How important is reading literature in influencing your projects?
Photography is a based on a visual language. No matter what a person says it does not assist me in any real way to create a photograph. A camera is a visual instrument; it does not have ears.
Your images have a surrealist element. Do images from your dreams find their way into your work? To what extent have the surrealist artists, like Andre Kertesz, Man Ray and Raoul Hausmann influenced your work?
I never plan my photographs; they are the product of an interaction between the environment, drawings, the textures, animals and my inner mind. Depending on dreams alone will not guarantee one a powerful image; one has to also have a complementary scientific approach and be able to work with real objects in real space.
The foundation of your images seem quite planned yet there is always something left open to serendipity, specifically this image below. In your most recent series, it looks as though there is a lot of pre-production involved. Would you please describe the process of making your pictures and your scientific approach? How much do you draw on your own sub-conscious versus those people you meet at the half-way houses when constructing these images?
My photographs link my own interior with the outside world.
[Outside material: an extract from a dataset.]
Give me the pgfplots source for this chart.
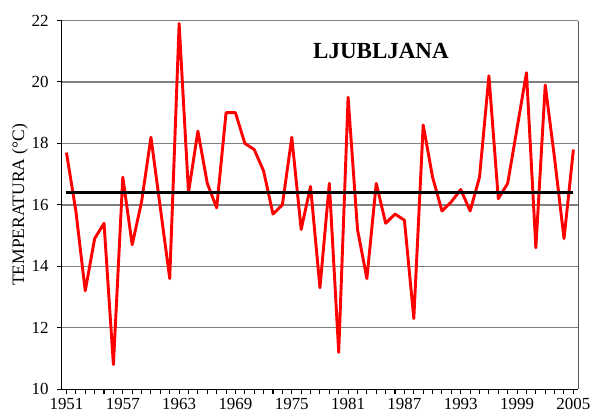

Nevertheless, there are infinite possibilities and it is up to me to organise the world through the camera. I am basically one who organises visual chaos into visual coherency. There is nobody on the planet who can take photographs like me.
In his essay for the New York University, Robert J.C. Young explored the idea that images from the series, Boarding House, referenced the pictures of torture coming out of Abu Ghraib, for example Cut Loose, 2005. To what extent do you feel this is true? Do images from the media somehow find their way into your subconscious?
Images from the media rarely have an effect on me; my photographs primarily reflect photographical meanings not cultural. Many of my images, like those from Abu Ghraib, as those from Goya are archetypal in nature. It is partly because of this aspect that the images remain with people and have such an impact.
You have always worked on book projects as a way of envisaging a body of work. Does this approach influence the making of your images?
Most of my book projects have taken approximately five years to create. During this time the project evolve in endless unpredictable manners. I have always seen this process as being a very creative undefined one in which images become the basis for other images. A book of mine should consist of images that can all stand alone as works of art, but at the same time play an important role in defining the aesthetic of the overall project.
I still do a bit of geology as I enjoy interacting in nature. I gradually gave up my geological career beginning in 2001.
What advice do you have for emerging photographic artists?
Work hard, be disciplined, work with passion, and use photography as a means to better understanding your life on the planet.